Today, all viewpoints that grant moral or ethical standing to America are dismissed by charges of greed and hegemony. It isn’t a big step from that to embracing the posturings of a weak, envious, self-righteous France, even when its leader’s vision is that of superpower blocs contending around the world a la Orwell’s “1984.”
–Christian Wyser-Pratte
*9*
The job approval number never converts to the electoral results. Clinton’s job approval was usually in the sixties but he did not get a majority of the vote in 1996.
It’s too late to rescue the economy for 2004, the job numbers are really going to sting George W. Bush, and it’s going to be easy for Democrats to compare 2004 to any year of Clinton. Hillary Clinton is making a huge mistake not getting in–maybe there won’t be a solid front runner and the party will have to turn to her. Maybe John Edwards and John Kerrey will split the party regionally.

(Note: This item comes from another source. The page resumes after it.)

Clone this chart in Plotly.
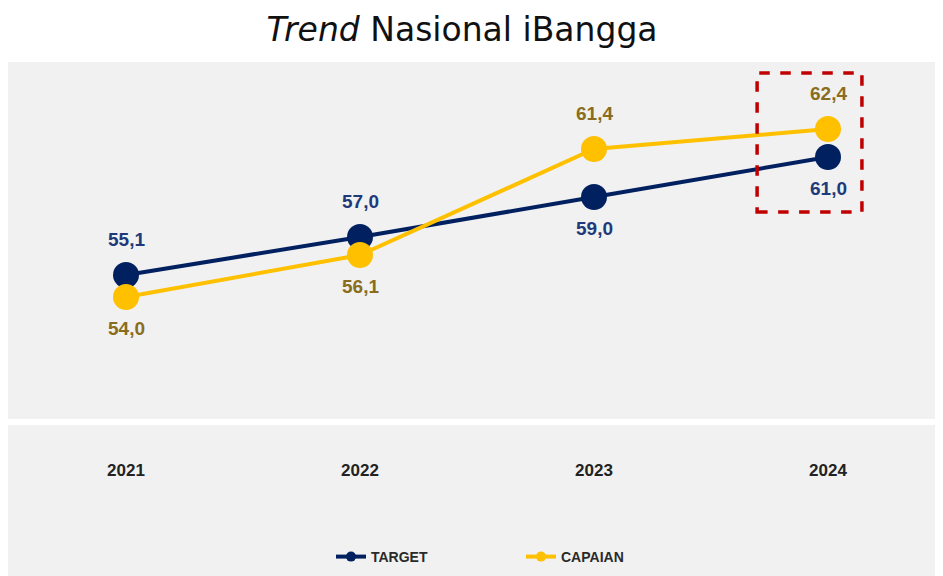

Dallas employment numbers are bad and getting worse. Bush could get hurt here. The other factor is no “Nader” this time.
–Will Wills
*10*
It is not an infringement of one’s First Amendment to be disinvited to a party or function based on one’s opinions. (David Skinner, Stardumb: Professional Athletes v. Hollywood and Music) No one has shown up to haul Susan Sarandon off to prison for her viewpoints. She and Tim Robbins need a fifth grade social studies book to relearn what they have obviously forgotten. It the democratic right of the United Way and the Baseball Hall of Fame not to have their organizations used as political pulpits.